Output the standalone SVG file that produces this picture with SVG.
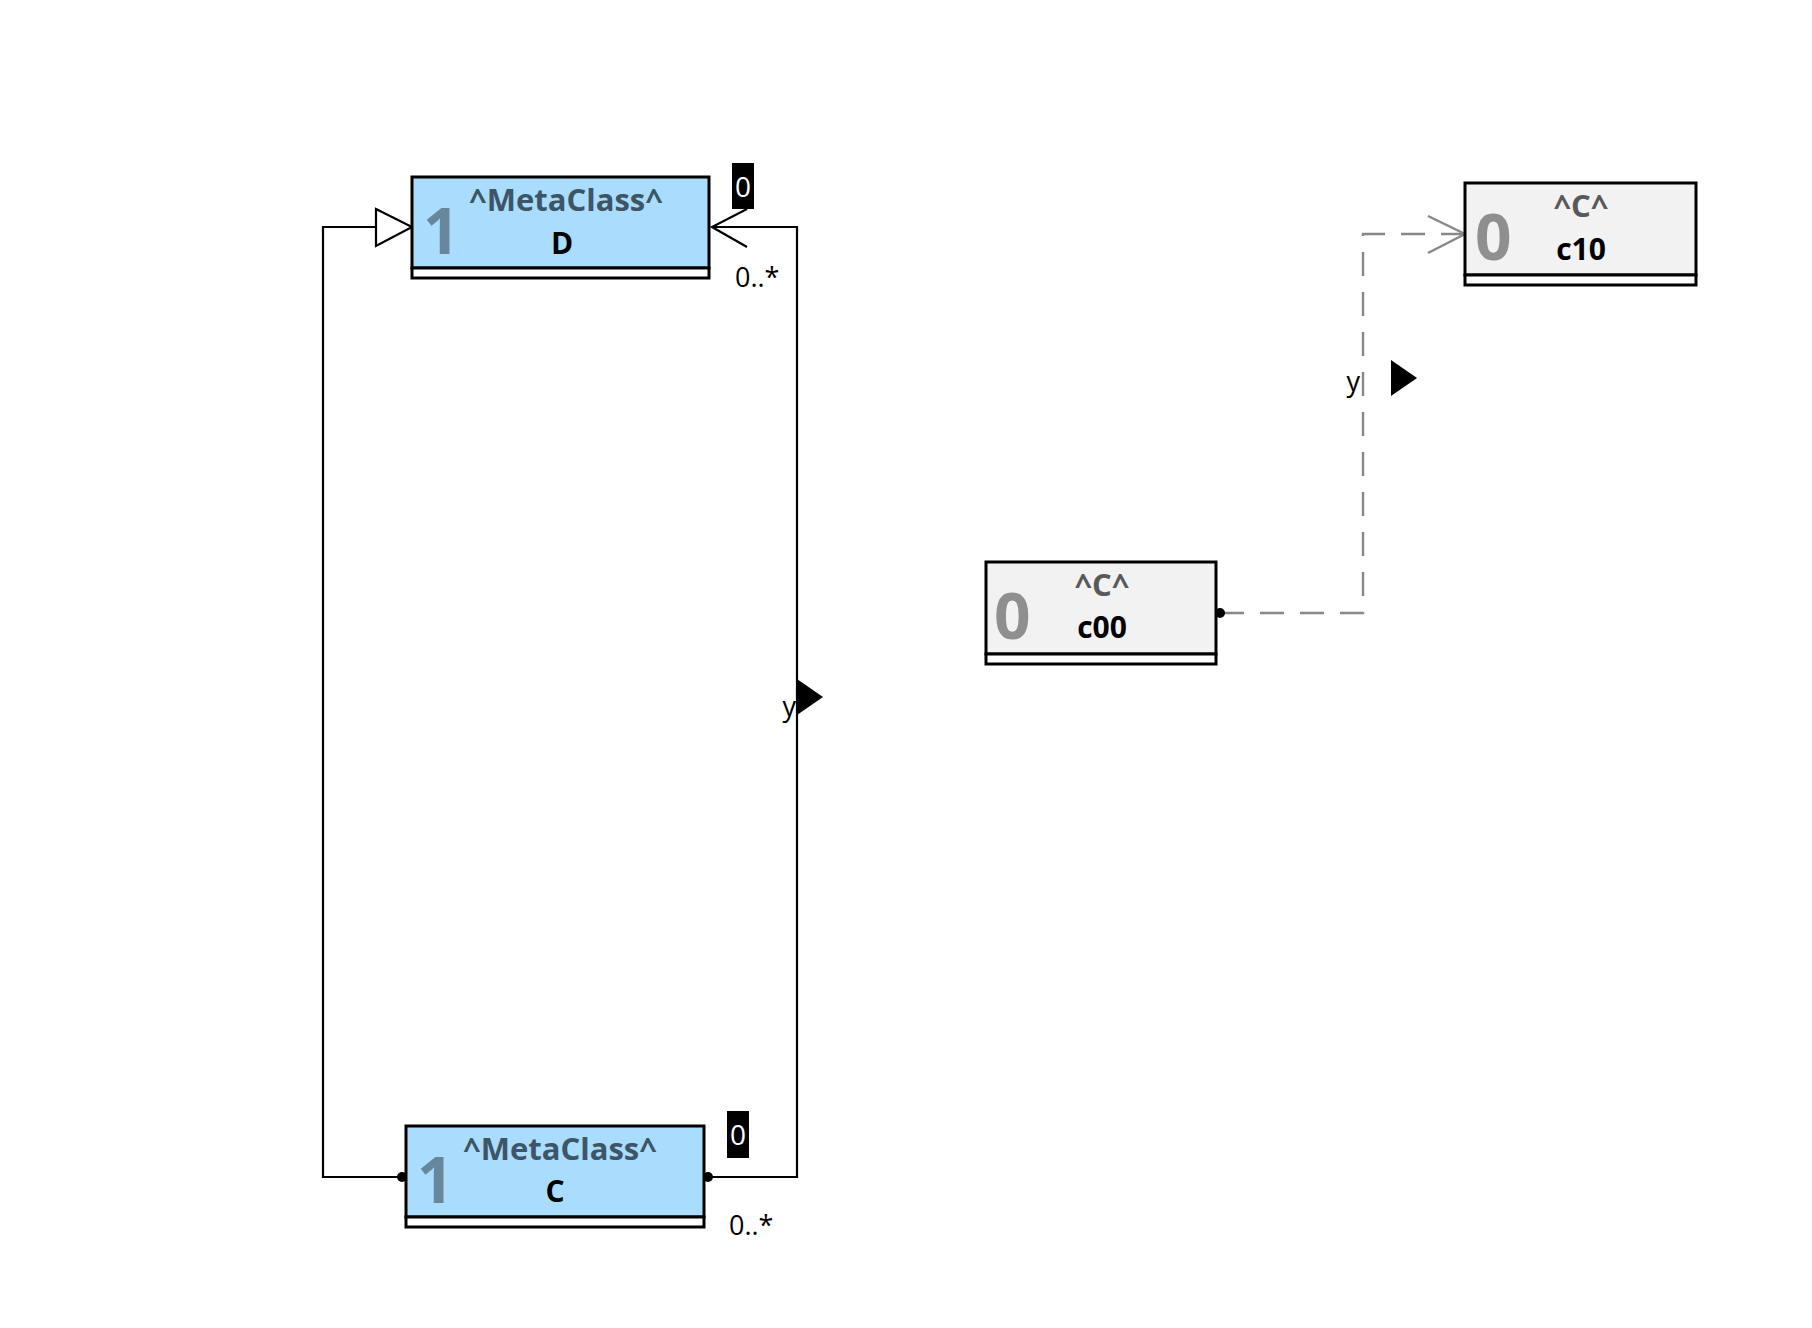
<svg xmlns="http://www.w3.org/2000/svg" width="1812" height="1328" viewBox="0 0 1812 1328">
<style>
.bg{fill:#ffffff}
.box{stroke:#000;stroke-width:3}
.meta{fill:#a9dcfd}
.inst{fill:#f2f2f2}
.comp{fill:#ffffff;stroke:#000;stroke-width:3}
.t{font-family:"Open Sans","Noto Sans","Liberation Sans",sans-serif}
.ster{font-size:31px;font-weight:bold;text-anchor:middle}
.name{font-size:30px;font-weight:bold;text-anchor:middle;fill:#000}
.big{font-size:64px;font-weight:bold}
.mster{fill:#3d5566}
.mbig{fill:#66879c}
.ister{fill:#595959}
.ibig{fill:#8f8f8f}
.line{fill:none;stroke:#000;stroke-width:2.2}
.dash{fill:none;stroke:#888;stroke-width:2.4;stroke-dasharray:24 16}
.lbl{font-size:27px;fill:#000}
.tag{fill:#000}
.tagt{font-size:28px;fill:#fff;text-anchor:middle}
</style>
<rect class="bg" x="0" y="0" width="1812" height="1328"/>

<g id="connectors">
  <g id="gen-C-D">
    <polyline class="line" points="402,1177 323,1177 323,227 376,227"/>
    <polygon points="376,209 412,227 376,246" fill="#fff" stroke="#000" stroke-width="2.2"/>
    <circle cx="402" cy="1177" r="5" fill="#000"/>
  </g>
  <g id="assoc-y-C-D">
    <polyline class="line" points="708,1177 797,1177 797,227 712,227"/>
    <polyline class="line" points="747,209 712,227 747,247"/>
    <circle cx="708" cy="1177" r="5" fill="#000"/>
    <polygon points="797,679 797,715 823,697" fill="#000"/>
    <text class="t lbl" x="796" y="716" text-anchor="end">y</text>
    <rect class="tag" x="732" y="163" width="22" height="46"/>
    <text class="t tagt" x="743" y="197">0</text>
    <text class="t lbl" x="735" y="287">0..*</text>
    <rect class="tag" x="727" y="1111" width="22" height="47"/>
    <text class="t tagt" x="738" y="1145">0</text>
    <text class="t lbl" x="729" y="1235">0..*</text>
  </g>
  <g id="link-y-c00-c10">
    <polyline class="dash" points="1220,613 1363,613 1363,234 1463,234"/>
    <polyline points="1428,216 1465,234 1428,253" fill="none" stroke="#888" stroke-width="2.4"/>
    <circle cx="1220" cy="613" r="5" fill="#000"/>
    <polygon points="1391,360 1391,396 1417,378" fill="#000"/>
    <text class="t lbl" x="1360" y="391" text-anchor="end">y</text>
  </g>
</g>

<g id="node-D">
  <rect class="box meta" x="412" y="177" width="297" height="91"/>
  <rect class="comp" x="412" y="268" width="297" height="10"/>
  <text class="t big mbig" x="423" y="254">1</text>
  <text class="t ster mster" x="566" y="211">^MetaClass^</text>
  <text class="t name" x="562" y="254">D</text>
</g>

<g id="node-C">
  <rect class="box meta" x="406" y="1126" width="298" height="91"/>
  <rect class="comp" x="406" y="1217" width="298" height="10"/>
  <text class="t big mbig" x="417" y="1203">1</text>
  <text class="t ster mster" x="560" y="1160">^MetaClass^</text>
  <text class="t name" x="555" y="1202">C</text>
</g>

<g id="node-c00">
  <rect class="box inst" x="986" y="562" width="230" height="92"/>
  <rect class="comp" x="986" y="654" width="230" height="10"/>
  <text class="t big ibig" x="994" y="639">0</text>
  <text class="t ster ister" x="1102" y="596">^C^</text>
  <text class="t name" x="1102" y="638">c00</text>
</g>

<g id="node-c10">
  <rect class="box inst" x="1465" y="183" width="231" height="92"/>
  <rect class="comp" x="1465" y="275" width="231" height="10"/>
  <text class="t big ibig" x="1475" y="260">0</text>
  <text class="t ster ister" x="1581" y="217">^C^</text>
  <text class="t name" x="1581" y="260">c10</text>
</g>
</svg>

◆ **The exercise**:
Print the complete listing exactly, apart from any pictures.

◆ **Complete response**:
Output the standalone SVG file that produces this picture with SVG.
<svg xmlns="http://www.w3.org/2000/svg" width="1812" height="1328" viewBox="0 0 1812 1328">
<style>
.bg{fill:#ffffff}
.box{stroke:#000;stroke-width:3}
.meta{fill:#a9dcfd}
.inst{fill:#f2f2f2}
.comp{fill:#ffffff;stroke:#000;stroke-width:3}
.t{font-family:"Open Sans","Noto Sans","Liberation Sans",sans-serif}
.ster{font-size:31px;font-weight:bold;text-anchor:middle}
.name{font-size:30px;font-weight:bold;text-anchor:middle;fill:#000}
.big{font-size:64px;font-weight:bold}
.mster{fill:#3d5566}
.mbig{fill:#66879c}
.ister{fill:#595959}
.ibig{fill:#8f8f8f}
.line{fill:none;stroke:#000;stroke-width:2.2}
.dash{fill:none;stroke:#888;stroke-width:2.4;stroke-dasharray:24 16}
.lbl{font-size:27px;fill:#000}
.tag{fill:#000}
.tagt{font-size:28px;fill:#fff;text-anchor:middle}
</style>
<rect class="bg" x="0" y="0" width="1812" height="1328"/>

<g id="connectors">
  <g id="gen-C-D">
    <polyline class="line" points="402,1177 323,1177 323,227 376,227"/>
    <polygon points="376,209 412,227 376,246" fill="#fff" stroke="#000" stroke-width="2.2"/>
    <circle cx="402" cy="1177" r="5" fill="#000"/>
  </g>
  <g id="assoc-y-C-D">
    <polyline class="line" points="708,1177 797,1177 797,227 712,227"/>
    <polyline class="line" points="747,209 712,227 747,247"/>
    <circle cx="708" cy="1177" r="5" fill="#000"/>
    <polygon points="797,679 797,715 823,697" fill="#000"/>
    <text class="t lbl" x="796" y="716" text-anchor="end">y</text>
    <rect class="tag" x="732" y="163" width="22" height="46"/>
    <text class="t tagt" x="743" y="197">0</text>
    <text class="t lbl" x="735" y="287">0..*</text>
    <rect class="tag" x="727" y="1111" width="22" height="47"/>
    <text class="t tagt" x="738" y="1145">0</text>
    <text class="t lbl" x="729" y="1235">0..*</text>
  </g>
  <g id="link-y-c00-c10">
    <polyline class="dash" points="1220,613 1363,613 1363,234 1463,234"/>
    <polyline points="1428,216 1465,234 1428,253" fill="none" stroke="#888" stroke-width="2.4"/>
    <circle cx="1220" cy="613" r="5" fill="#000"/>
    <polygon points="1391,360 1391,396 1417,378" fill="#000"/>
    <text class="t lbl" x="1360" y="391" text-anchor="end">y</text>
  </g>
</g>

<g id="node-D">
  <rect class="box meta" x="412" y="177" width="297" height="91"/>
  <rect class="comp" x="412" y="268" width="297" height="10"/>
  <text class="t big mbig" x="423" y="254">1</text>
  <text class="t ster mster" x="566" y="211">^MetaClass^</text>
  <text class="t name" x="562" y="254">D</text>
</g>

<g id="node-C">
  <rect class="box meta" x="406" y="1126" width="298" height="91"/>
  <rect class="comp" x="406" y="1217" width="298" height="10"/>
  <text class="t big mbig" x="417" y="1203">1</text>
  <text class="t ster mster" x="560" y="1160">^MetaClass^</text>
  <text class="t name" x="555" y="1202">C</text>
</g>

<g id="node-c00">
  <rect class="box inst" x="986" y="562" width="230" height="92"/>
  <rect class="comp" x="986" y="654" width="230" height="10"/>
  <text class="t big ibig" x="994" y="639">0</text>
  <text class="t ster ister" x="1102" y="596">^C^</text>
  <text class="t name" x="1102" y="638">c00</text>
</g>

<g id="node-c10">
  <rect class="box inst" x="1465" y="183" width="231" height="92"/>
  <rect class="comp" x="1465" y="275" width="231" height="10"/>
  <text class="t big ibig" x="1475" y="260">0</text>
  <text class="t ster ister" x="1581" y="217">^C^</text>
  <text class="t name" x="1581" y="260">c10</text>
</g>
</svg>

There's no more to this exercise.